Even some who ultimately favour or would acquiesce in an independent Scotland might prefer to concentrate for now on other matters, notably this hideous plague and the attendant economic challenge.

So she couches independence not as a concept in itself but as a potential answer to those financial woes; a solution to be adopted when the time is right. Not immediately. For now, the SNP motif is that Scotland’s problems need Scottish solutions, not a recipe advanced by Boris Johnson.

Simultaneously, she is aware that this approach, which she judges to be necessary to sustain widespread popular support for her government, with its range of policies and objectives, is scarcely calculated to enthuse the more zealous of her adherents in the wider nationalist cause.

That partly explains the lingering disquiet in the SNP over strategy. It, partly, explains the creation of Alba, although that is very largely down to Mr Salmond.

Which brings us to Ms Sturgeon’s second reason for caution. An over-emphasis on independence might serve to energise Mr Salmond’s offer, to her dismay. In her mind, she sees an all too familiar figure, with an all too familiar grin, offering to help.

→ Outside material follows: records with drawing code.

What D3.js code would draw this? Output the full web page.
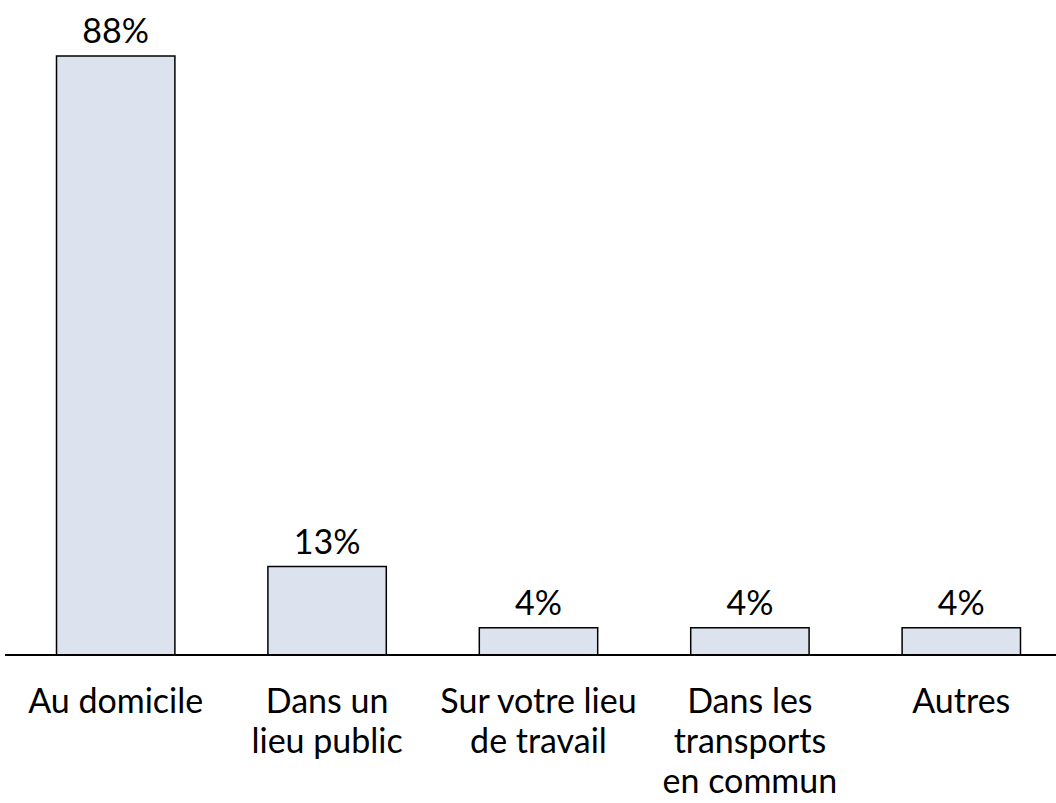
<!DOCTYPE html>
<html>
<head>
<meta charset="utf-8">
<script src="https://cdn.jsdelivr.net/npm/d3@7"></script>
<style>
  body { margin: 0; background: #fff; }
  svg { display: block; }
</style>
</head>
<body>
<svg width="1056" height="803"></svg>
<script>
const categories = [
    ['Au domicile'],
    ['Dans un', 'lieu public'],
    ['Sur votre lieu', 'de travail'],
    ['Dans les', 'transports', 'en commun'],
    ['Autres']
];
const values = [88, 13, 4, 4, 4];
const valueLabels = ['88%', '13%', '4%', '4%', '4%'];

const svg = d3.select('svg');
const width = 1056;
const height = 803;
const baseY = 655;
const font = 'Lato, "Open Sans", sans-serif';

const x = d3.scaleBand()
    .domain(d3.range(categories.length))
    .range([10, 1067])
    .paddingInner(0.44)
    .paddingOuter(0.22);

const y = d3.scaleLinear()
    .domain([0, 88])
    .range([baseY, 56]);

// bars
svg.append('g')
    .selectAll('rect')
    .data(values)
    .join('rect')
    .attr('x', (d, i) => x(i))
    .attr('y', d => y(d))
    .attr('width', x.bandwidth())
    .attr('height', d => baseY - y(d))
    .attr('fill', '#dce3ee')
    .attr('stroke', '#000')
    .attr('stroke-width', 1.5);

// value labels
svg.append('g')
    .selectAll('text')
    .data(values)
    .join('text')
    .attr('x', (d, i) => x(i) + x.bandwidth() / 2)
    .attr('y', d => y(d) - 13)
    .attr('text-anchor', 'middle')
    .style('font-family', font)
    .style('font-size', '34px')
    .attr('fill', '#000')
    .text((d, i) => valueLabels[i]);

// baseline
svg.append('line')
    .attr('x1', 5)
    .attr('x2', width)
    .attr('y1', baseY)
    .attr('y2', baseY)
    .attr('stroke', '#000')
    .attr('stroke-width', 2);

// category labels
const cat = svg.append('g')
    .selectAll('text')
    .data(categories)
    .join('text')
    .attr('x', (d, i) => x(i) + x.bandwidth() / 2)
    .attr('y', baseY + 58)
    .attr('text-anchor', 'middle')
    .style('font-family', font)
    .style('font-size', '34px')
    .attr('fill', '#000');

cat.selectAll('tspan')
    .data(d => d)
    .join('tspan')
    .attr('x', function() { return this.parentNode.getAttribute('x'); })
    .attr('dy', (d, i) => i === 0 ? 0 : 40)
    .text(d => d);
</script>
</body>
</html>
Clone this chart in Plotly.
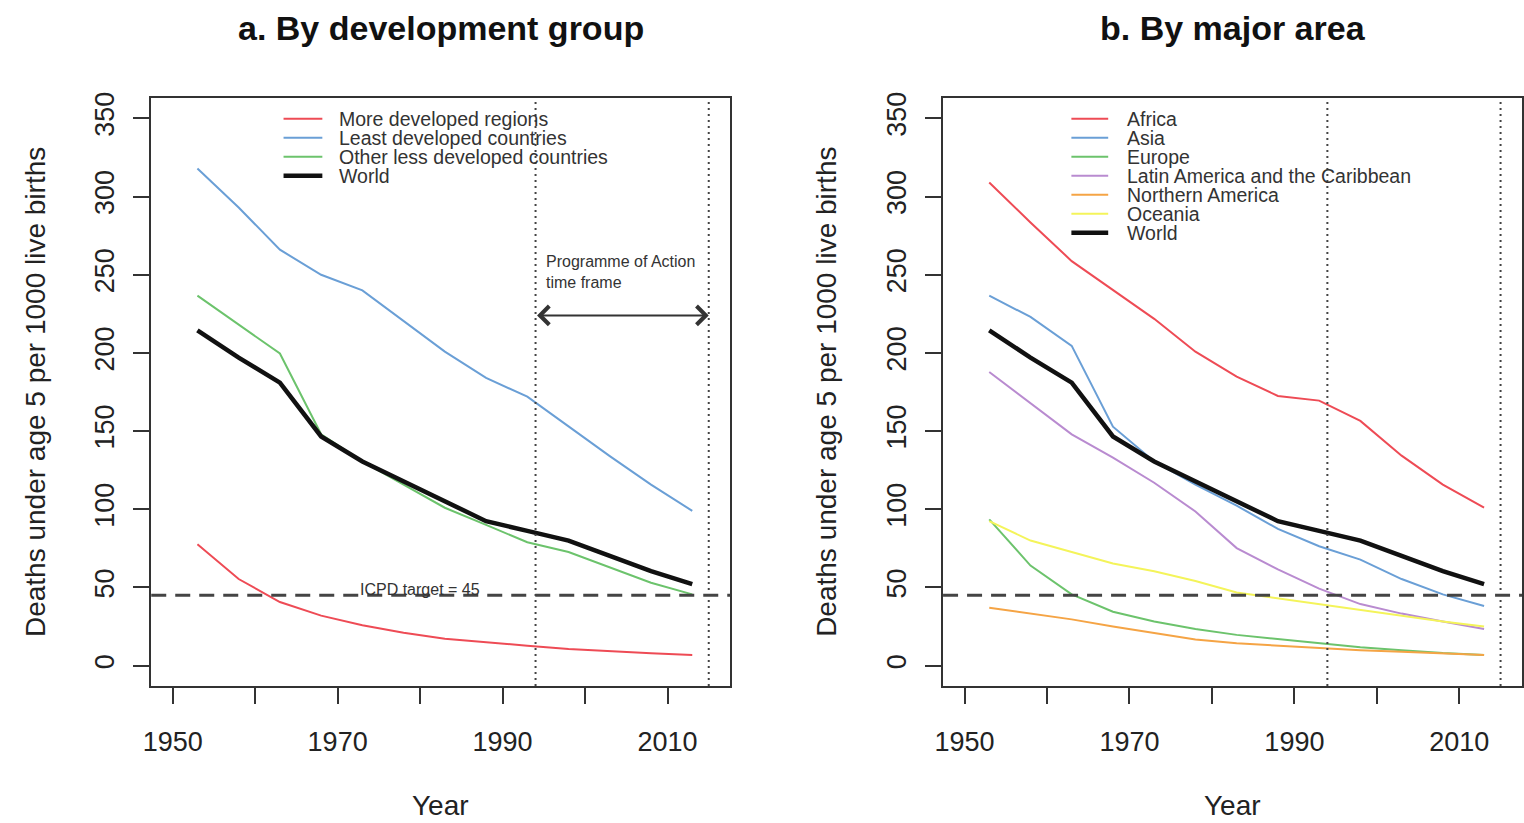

Thirdly, every time she talks up independence or is asked so to do, we can expect an intervention from Douglas Ross of the Tories or, indeed, from Labour or the Liberal Democrats.

Mr Ross is simply itching to make this election a quasi-referendum, to make it a straight fight between independence and the Union, hoping that he will, thereby, cajole indy-sceptics from other parties to vote Tory.

A further thought disturbs the Sturgeon sleep pattern. She accuses Mr Salmond of gambling, of seeking to trick the electorate into a referendum. What if, she asks, that leaves a residue of discontent and disquiet, even among potential independence supporters, so that any subsequent referendum is lost?

Mr Salmond denies this would happen and argues that Ms Sturgeon would, eventually, see the advantage of collaboration.

Read more by Brian Taylor: Sturgeon versus Salmond. Here are the game plans for the socially distanced election

A closing anecdote. I recall chatting to a senior political strategist who had been struggling to explain to obdurate colleagues the tactical subtleties of electoral campaigning under the Single Transferable Vote in multi-member council wards.

Finally, in exasperation, he yelled at them: “Look, this isnae politics. This is arithmetic”. Right now, Nicola Sturgeon has to contend with both.